Well, no. In Schiff’s rather nastily tendentious opening statement at a hearing on the subject last week, the chairman wanted to stress a particular interpretation of the July 25 transcript. Here’s exactly how he introduced his summary (at the four-minute mark):
“Shorn of its rambling character and in not so many words, this is the essence of what the president communicated.”
Other than the stilted language (“shorn of its rambling character”), this is normal. This is how people talk when describing a conversation: They summarize it. As in: “Basically, what Joe said was, yada yada yada, he really wants Sue to go out with him, yada yada yada, because she rocks his world.” Joe may never have said “rocks my world,” but the person describing Joe’s conversation is accurately portraying the essence of Joe’s attitude.
Schiff was very clear that his version of the conversation was interpretive, not literal. Not only that, but except for one five-second portion of the 60-second summary, he actually stuck closely to what would be a rather common understanding of what Trump said. The only thing Schiff relayed that wasn’t a rather straightforward paraphrase of Trump was this: “I want you to make up dirt on my political opponent, understand? Lots of it, on this and that.”
Trump obviously never told the Ukrainian leader to “make up dirt.” Schiff was editorializing, following the lead of numerous news outlets in rushing to characterize allegations against the Biden family as “thoroughly discredited.” His point was that the effect of Trump’s request would be to “make up dirt” in the sense that there was no real dirt to be found.
One certainly can take issue with Schiff’s judgment on the Bidens.
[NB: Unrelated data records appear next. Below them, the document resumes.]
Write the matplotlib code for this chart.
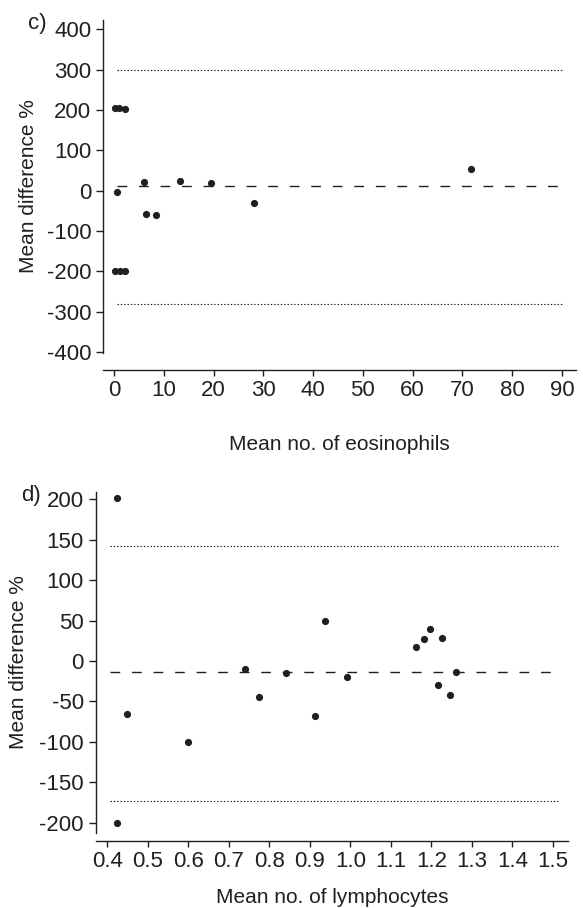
import matplotlib
matplotlib.use("Agg")
import matplotlib.pyplot as plt

plt.rcParams['font.family'] = ['Liberation Sans', 'DejaVu Sans']
plt.rcParams['axes.unicode_minus'] = False
INK = '#231f20'

# Panel c) eosinophils
eos_x = [0.2, 1.0, 2.2, 0.6, 0.3, 1.3, 2.3, 6.1, 6.4, 8.4, 13.2, 19.4, 28.1, 71.7]
eos_y = [205, 205, 202, -2, -200, -200, -200, 21, -57, -60, 25, 20, -30, 55]
eos_mean = 11
eos_upper = 300
eos_lower = -280
eos_xticks = [0, 10, 20, 30, 40, 50, 60, 70, 80, 90]
eos_yticks = [400, 300, 200, 100, 0, -100, -200, -300, -400]

# Panel d) lymphocytes
lym_x = [0.425, 0.425, 0.448, 0.599, 0.741, 0.775, 0.842, 0.914, 0.938, 0.991,
         1.162, 1.181, 1.197, 1.226, 1.216, 1.247, 1.261]
lym_y = [202, -200, -66, -100, -10, -45, -15, -68, 49, -20,
         17, 27, 39, 28, -30, -42, -13]
lym_mean = -14
lym_upper = 142
lym_lower = -173
lym_xticks = [0.4, 0.5, 0.6, 0.7, 0.8, 0.9, 1.0, 1.1, 1.2, 1.3, 1.4, 1.5]
lym_yticks = [200, 150, 100, 50, 0, -50, -100, -150, -200]

W, H = 583, 908
fig = plt.figure(figsize=(W / 100, H / 100), dpi=100)

TICK_FS = 16
LABEL_FS = 15


def px_axes(l, t, r, b):
    return fig.add_axes([l / W, 1 - b / H, (r - l) / W, (b - t) / H])


def style(ax, xoff):
    for s in ('top', 'right'):
        ax.spines[s].set_visible(False)
    for s in ('left', 'bottom'):
        ax.spines[s].set_color(INK)
        ax.spines[s].set_linewidth(1.0)
    ax.spines['bottom'].set_position(('outward', xoff))
    ax.tick_params(axis='both', direction='out', width=1.0,
                   colors=INK, labelsize=TICK_FS)
    ax.tick_params(axis='y', pad=3.5, length=5)
    ax.tick_params(axis='x', pad=3.5, length=4)


def draw(ax, xs, ys, mean, up, lo, x0, x1):
    ax.plot([x0, x1], [up, up], color=INK, lw=0.8, dashes=(1.3, 1.7))
    ax.plot([x0, x1], [lo, lo], color=INK, lw=0.8, dashes=(1.3, 1.7))
    ax.plot([x0, x1], [mean, mean], color=INK, lw=1.0, dashes=(7, 8.5))
    ax.plot(xs, ys, 'o', color=INK, ms=5.2, mec='none', ls='none')


# top panel
ax1 = px_axes(103, 20, 576, 353)
draw(ax1, eos_x, eos_y, eos_mean, eos_upper, eos_lower, 0.6, 90)
ax1.set_xlim(-2.2, 92.8)
ax1.set_ylim(-402, 423)
ax1.set_xticks(eos_xticks)
ax1.set_yticks(eos_yticks)
style(ax1, 12.2)
ax1.set_xlabel('Mean no. of eosinophils', fontsize=LABEL_FS, color=INK, labelpad=24)
ax1.set_ylabel('Mean difference %', fontsize=LABEL_FS, color=INK)
ax1.yaxis.set_label_coords(-0.138, 0.5)
fig.text(37 / W, 1 - 24 / H, 'c)', fontsize=TICK_FS, color=INK, ha='center', va='center')

# bottom panel
ax2 = px_axes(95.5, 491.7, 568.3, 833)
draw(ax2, lym_x, lym_y, lym_mean, lym_upper, lym_lower, 0.406, 1.513)
ax2.set_xlim(0.371, 1.538)
ax2.set_ylim(-212.7, 209.4)
ax2.set_xticks(lym_xticks)
ax2.set_xticklabels([f'{v:.1f}' for v in lym_xticks])
ax2.set_yticks(lym_yticks)
style(ax2, 5.8)
ax2.set_xlabel('Mean no. of lymphocytes', fontsize=LABEL_FS, color=INK, labelpad=11)
ax2.set_ylabel('Mean difference %', fontsize=LABEL_FS, color=INK)
ax2.yaxis.set_label_coords(-0.142, 0.5)
fig.text(31 / W, 1 - 496 / H, 'd)', fontsize=TICK_FS, color=INK, ha='center', va='center')

fig.savefig('out.png', dpi=100)
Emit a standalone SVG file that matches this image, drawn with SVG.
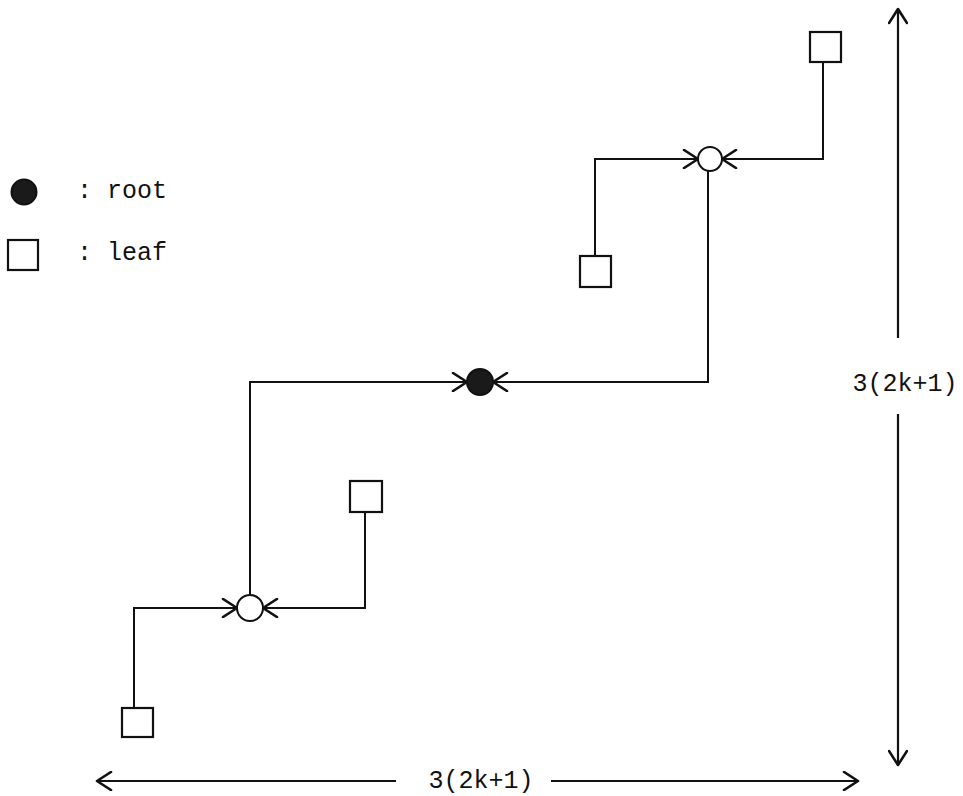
<svg xmlns="http://www.w3.org/2000/svg" width="963" height="796" viewBox="0 0 963 796">
<defs>
<marker id="arr" markerUnits="userSpaceOnUse" markerWidth="20" markerHeight="20" viewBox="-16 -10 18 20" refX="0" refY="0" orient="auto">
<path d="M -14 -9 L 0 0 L -14 9" fill="none" stroke="#111" stroke-width="2.6" stroke-linecap="round" stroke-linejoin="round"/>
</marker>
</defs>
<style>
.ln{fill:none;stroke:#111;stroke-width:2}
.dim{fill:none;stroke:#111;stroke-width:2.2}
.leaf{fill:#fff;stroke:#111;stroke-width:2.2}
.node{fill:#fff;stroke:#111;stroke-width:2}
.root{fill:#1a1a1a;stroke:#111;stroke-width:2}
.t{font-family:"Liberation Mono","Courier New",monospace;font-size:25px;fill:#111}
</style>
<rect width="963" height="796" fill="#fff"/>
<g id="connectors">
<polyline class="ln" points="823,62 823,159 722,159" marker-end="url(#arr)"/>
<polyline class="ln" points="595,256 595,159 698,159" marker-end="url(#arr)"/>
<polyline class="ln" points="708,171 708,382 493,382" marker-end="url(#arr)"/>
<polyline class="ln" points="250,595 250,382 467,382" marker-end="url(#arr)"/>
<polyline class="ln" points="365,512 365,608 263,608" marker-end="url(#arr)"/>
<polyline class="ln" points="134,708 134,608 237,608" marker-end="url(#arr)"/>
</g>
<g id="dimensions">
<line class="dim" x1="898" y1="338" x2="898" y2="9" marker-end="url(#arr)"/>
<line class="dim" x1="898" y1="414" x2="898" y2="765" marker-end="url(#arr)"/>
<text class="t" x="905" y="391" text-anchor="middle">3(2k+1)</text>
<line class="dim" x1="396" y1="781" x2="97" y2="781" marker-end="url(#arr)"/>
<line class="dim" x1="551" y1="781" x2="858" y2="781" marker-end="url(#arr)"/>
<text class="t" x="481" y="788" text-anchor="middle" font-size="24">3(2k+1)</text>
</g>
<g id="leaf-top-right"><rect class="leaf" x="810" y="32" width="31" height="30"/></g>
<g id="leaf-upper"><rect class="leaf" x="580" y="256" width="31" height="31"/></g>
<g id="node-upper"><circle class="node" cx="710" cy="159" r="12"/></g>
<g id="root"><circle class="root" cx="480" cy="382" r="13"/></g>
<g id="node-lower"><circle class="node" cx="250" cy="608" r="13"/></g>
<g id="leaf-lower-right"><rect class="leaf" x="350" y="481" width="32" height="31"/></g>
<g id="leaf-bottom-left"><rect class="leaf" x="122" y="708" width="31" height="29" stroke-width="3"/></g>
<g id="legend">
<circle class="root" cx="24" cy="192" r="12.5"/>
<text class="t" x="77" y="198">: root</text>
<rect class="leaf" x="8" y="240" width="30" height="30" stroke-width="3"/>
<text class="t" x="77" y="260">: leaf</text>
</g>
</svg>
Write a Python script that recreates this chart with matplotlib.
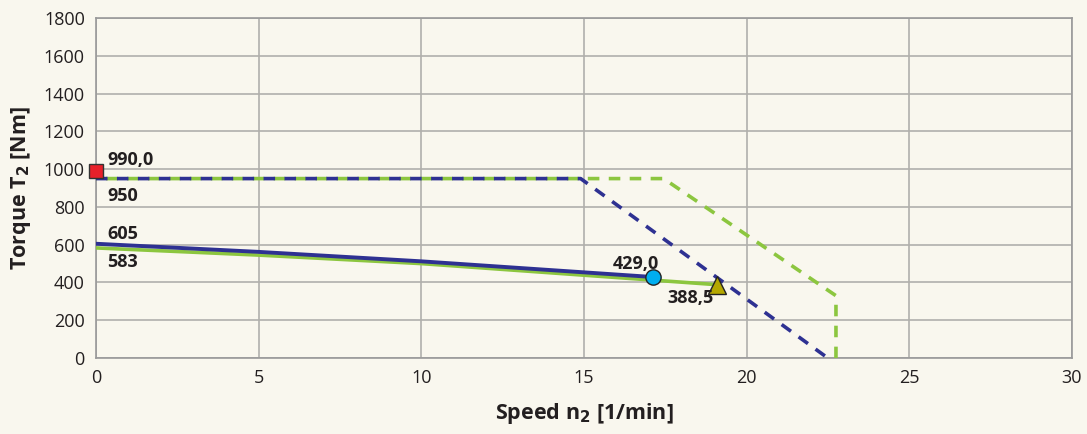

One can rightly criticize him for going beyond interpretation, into rather malicious editorializing, during those five seconds. But to formally censure a colleague for somewhat overblown political rhetoric, when the colleague openly acknowledged he was providing a political interpretation of a five-page transcript, is ludicrous.
And for McCarthy to say that Schiff “made up a false version of a phone call” is the exact same thing Schiff did, in the same words. Schiff said Trump wanted Ukraine to “make up” dirt,” and McCarthy said Schiff “made up” a false version. This is how careless people often describe what their opponents are doing: They accuse them of “making up” something that’s false.
If Schiff had pretended to be reading a transcript verbatim, McCarthy might have had a point. But Schiff instead was using mere political hyperbole while advertising it as such from the beginning. If that is the sort of thing meriting a formal censure, someone will have to introduce a censure resolution against McCarthy, too.